A friend wants to sell a poorly performing mutual fund (see this question for details).

The fund is not in a tax-sheltered account.

According to his broker, there will be no fees to sell that fund and purchase another one offered from the same mutual fund company.

If my friend makes this "swap", will they still be able to claim the loss on their USA federal taxes?

Note: User ChrisInEdmonton asked if the new fund will be materially different than the current one. That's a great question. The broker wants to simply pick a "better" fund being offered from the same mutual fund company. He did not indicate whether or not it would materially different. From what I can tell, the IRS has not made it clear what "materially different" means for mutual funds that don't track specific indexes (see Wash sale rule + Mutual Funds/ETFs?).

  • Is the other fund materially different from the one your friend is selling?
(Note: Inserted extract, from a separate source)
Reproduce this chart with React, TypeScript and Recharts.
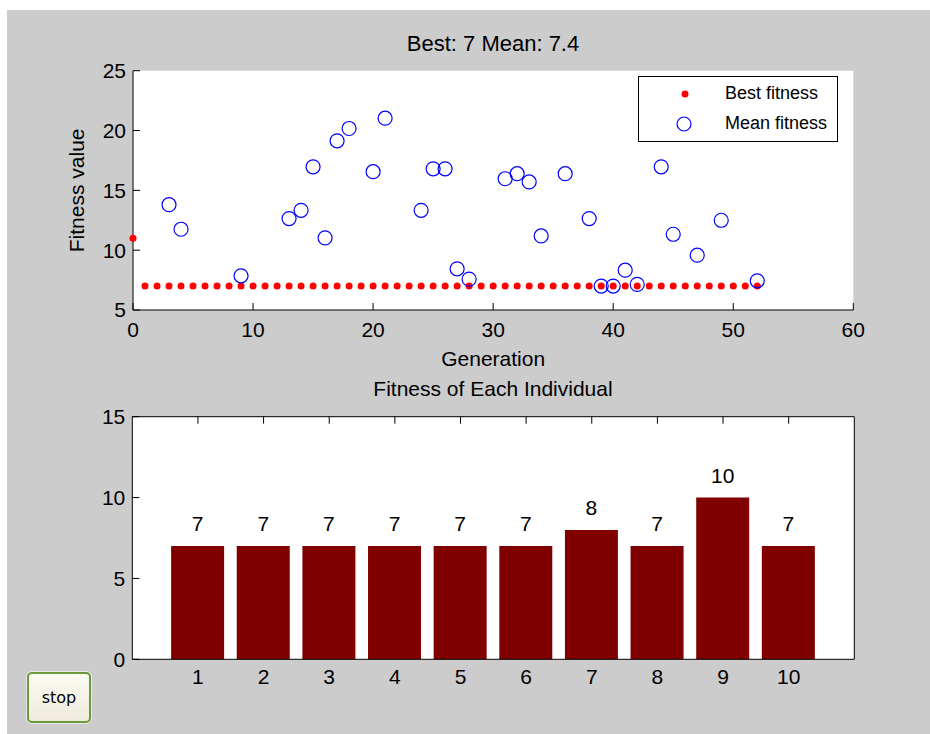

Where is your friend located, for tax purposes? Is the mutual fund held in a tax-sheltered account? Dec 16, 2015 at 0:37
  • @ChrisInEdmonton Good questions. I'll update the main question above. Dec 16, 2015 at 0:52

1 Answer 1


If the fund is "better" but materially the same (for example, in the same fund family but with lower expense ratio), then wash sale rules will kick in. If the fund is materially different (for example, selling US-stocks fund, buying international, or selling bonds fund and buying stocks) then you could probably claim the loss.

What is "materially different" is indeed a matter for interpretation, but my examples are pretty much safe. Small-cap vs Large-cap may also fly. SPY vs VOO - will definitely not.